Как в Кубань глядел литератор Бабаевский.

Многое в слободской, общинной (в недавнем былом – крестьянской, а теперь и городской, и общественной жизни) произошло “без посторонних свидетелей”.

Теперь, когда суждения и идеалы народного Большинства оказались опять зримы и важны, стало заметно, что идеалы эти условно традиционны, но не проговариваемы (правильному человеку все понятно без слов) и до-индивидуальны. Центр независимого социологического анализа делал первым летним месяцем поэтический опрос: “Для чего живет человек?” Ответы в большинстве были даны по очевидному сценарию, цитатой из любимого фильма (который тоже, в общем, сказка о советских пятидесятых годах): “Жить, Хоботов, нужно не для радости, а для совести”. При расширении вопроса (что значит “для совести”) ответы были такие:

“Не только для себя, а для других, для всех”.

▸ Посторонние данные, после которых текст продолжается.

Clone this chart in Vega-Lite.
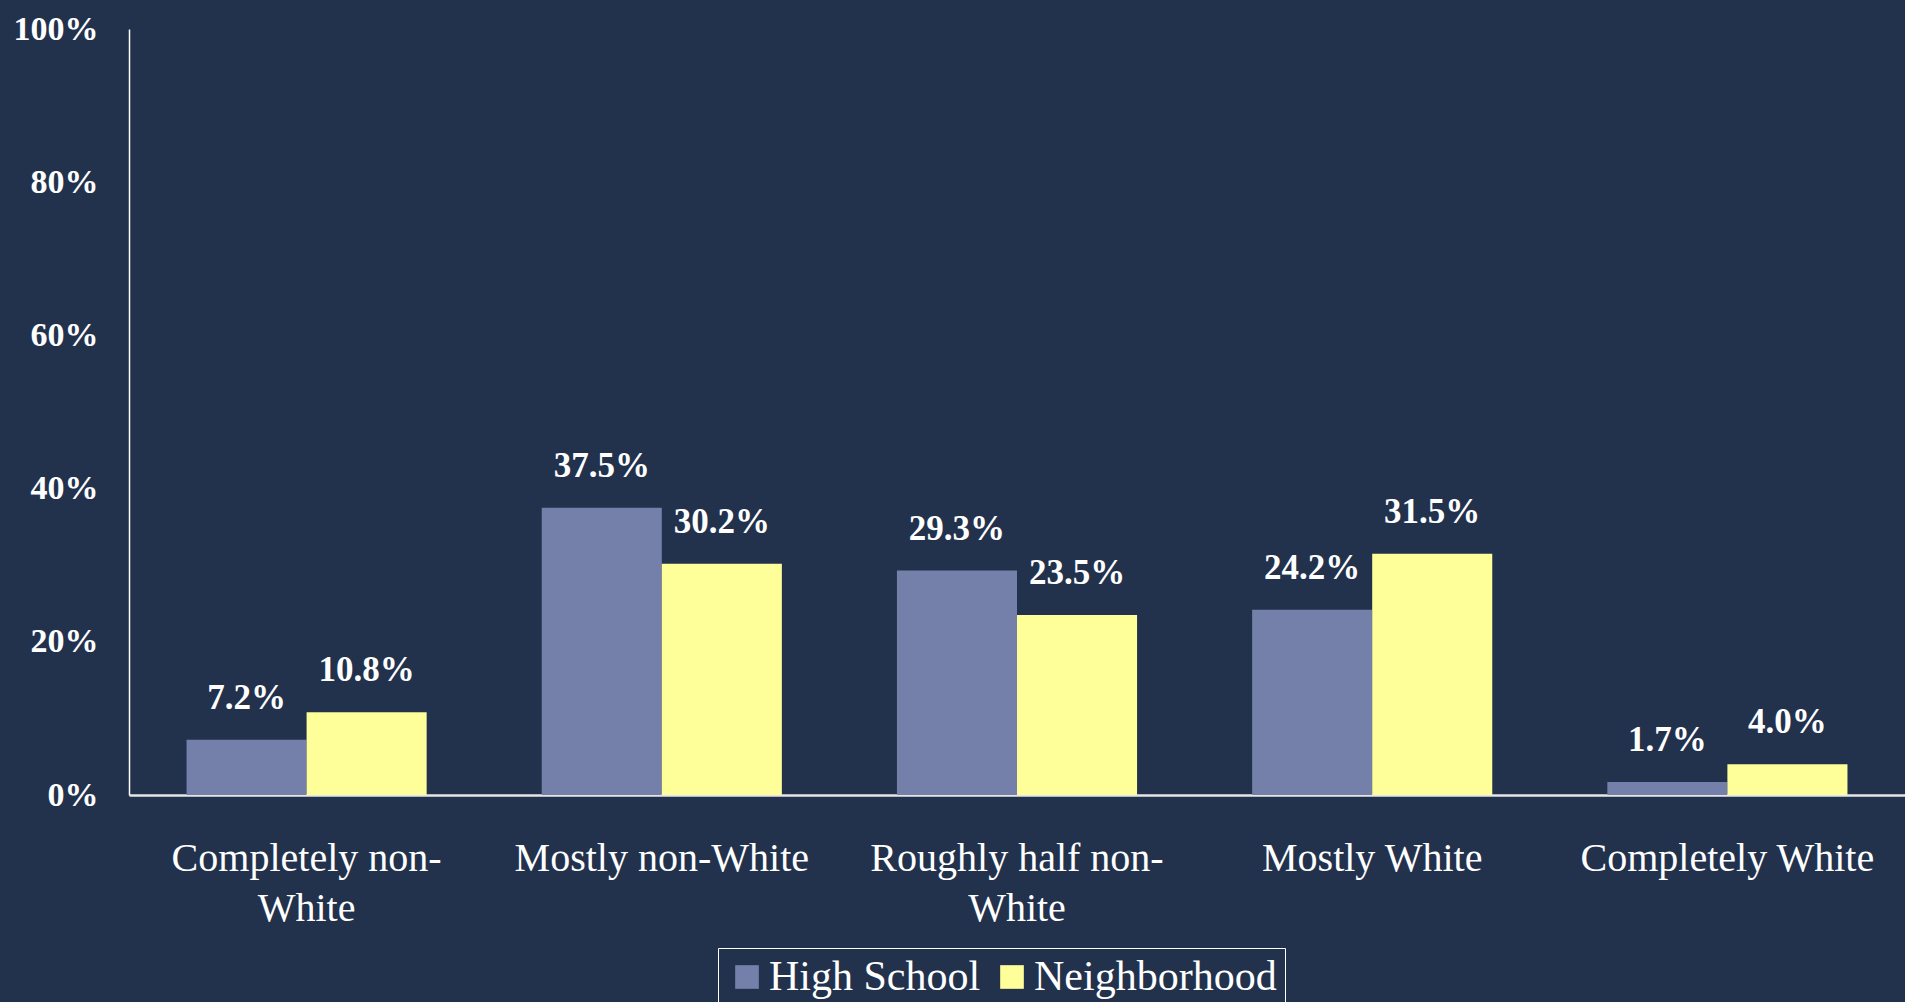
{
  "$schema": "https://vega.github.io/schema/vega-lite/v6.json",
  "autosize": {"type": "none"},
  "padding": {"left": 129, "top": 29, "right": 0, "bottom": 207},
  "width": 1776,
  "height": 766,
  "background": "#22324D",
  "config": {"view": {"stroke": null}, "font": "Liberation Serif"},
  "data": {
    "values": [
      {"category": "Completely non-White", "series": "High School", "value": 0.072},
      {"category": "Completely non-White", "series": "Neighborhood", "value": 0.108},
      {"category": "Mostly non-White", "series": "High School", "value": 0.375},
      {"category": "Mostly non-White", "series": "Neighborhood", "value": 0.302},
      {"category": "Roughly half non-White", "series": "High School", "value": 0.293},
      {"category": "Roughly half non-White", "series": "Neighborhood", "value": 0.235},
      {"category": "Mostly White", "series": "High School", "value": 0.242},
      {"category": "Mostly White", "series": "Neighborhood", "value": 0.315},
      {"category": "Completely White", "series": "High School", "value": 0.017},
      {"category": "Completely White", "series": "Neighborhood", "value": 0.040}
    ]
  },
  "encoding": {
    "x": {
      "field": "category",
      "type": "nominal",
      "sort": ["Completely non-White", "Mostly non-White", "Roughly half non-White", "Mostly White", "Completely White"],
      "scale": {"paddingInner": 0.324, "paddingOuter": 0.162},
      "axis": {
        "title": null,
        "labelAngle": 0,
        "labelFontSize": 40,
        "labelColor": "#FFFFFF",
        "labelBaseline": "alphabetic",
        "labelPadding": 75,
        "labelLineHeight": 50,
        "labelLimit": 0,
        "ticks": false,
        "domainColor": "#E6E6E6",
        "domainWidth": 2.5,
        "labelExpr": "datum.label == 'Completely non-White' ? ['Completely non-', 'White'] : datum.label == 'Roughly half non-White' ? ['Roughly half non-', 'White'] : datum.label"
      }
    },
    "xOffset": {"field": "series", "sort": ["High School", "Neighborhood"]},
    "y": {
      "field": "value",
      "type": "quantitative",
      "scale": {"domain": [0, 1], "nice": false},
      "axis": {
        "title": null,
        "values": [0, 0.2, 0.4, 0.6, 0.8, 1],
        "format": ".0%",
        "labelFontSize": 34,
        "labelFontWeight": "bold",
        "labelColor": "#FFFFFF",
        "labelPadding": 31,
        "ticks": false,
        "grid": false,
        "domainColor": "#FFFFFF",
        "domainWidth": 1.5
      }
    }
  },
  "layer": [
    {
      "mark": {"type": "bar"},
      "encoding": {
        "color": {
          "field": "series",
          "type": "nominal",
          "scale": {"domain": ["High School", "Neighborhood"], "range": ["#7480AA", "#FFFF99"]},
          "legend": {
            "title": null,
            "orient": "none",
            "legendX": 589,
            "legendY": 919,
            "direction": "horizontal",
            "strokeColor": "#FFFFFF",
            "padding": 8,
            "labelFontSize": 42,
            "labelLimit": 0,
            "labelColor": "#FFFFFF",
            "symbolType": "square",
            "symbolSize": 560,
            "symbolStrokeWidth": 0,
            "labelOffset": 1,
            "columnPadding": 10
          }
        }
      }
    },
    {
      "mark": {"type": "text", "dy": -31, "baseline": "alphabetic", "fontSize": 35, "fontWeight": "bold", "color": "#FFFFFF"},
      "encoding": {
        "text": {"field": "value", "type": "quantitative", "format": ".1%"}
      }
    }
  ]
}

“Как нужно жить для всех?” – “Жить как все”.

Страна еще только позавчера была крестьянской (в 1924 году восемьдесят три процента населения – крестьяне); мы, как огурцы, на восемьдесят процентов состоим из общинного теплого и кислого, растворяющего личное. Жизнь вокруг – заумная, чужая, неладная, но если смотреть на нее древними общинными глазами, то все укладывается в несимпатичную, но понятную картину: наваливаются ползучие офшоры, вялотекущие ипотекушки, банкирки дань требуют, злые турки со своими стальными лебедушками за каждый русский квадратный метр золотом дерут, какие-то блютузы поганые, бука их бери, в карман лезут, на солнце греются государевы собры очковые.

И жизненные сюжеты – вечные.

Мажорка Несмеяна-царевна (вокруг нее роскошье, все есть, чего душа хочет, а она никогда не улыбается, потому “что ей нечего больше хотеть”) избавляется от чар и весело заливается у окна оттого, что будущий ее супруг, честный работник, засмотревшись на ее же красу, грянулся ж… й в грязь – это ж так же смешно, как Петросяна увидеть. Или “Шоу уральских пельменей” посмотреть. Но, кстати, и честный работник получает в награду понятный жизненный сценарий: поработал Петросяном, постоял на карачках в луже и стал богатым и успешным. А то за три копейки поле пахал.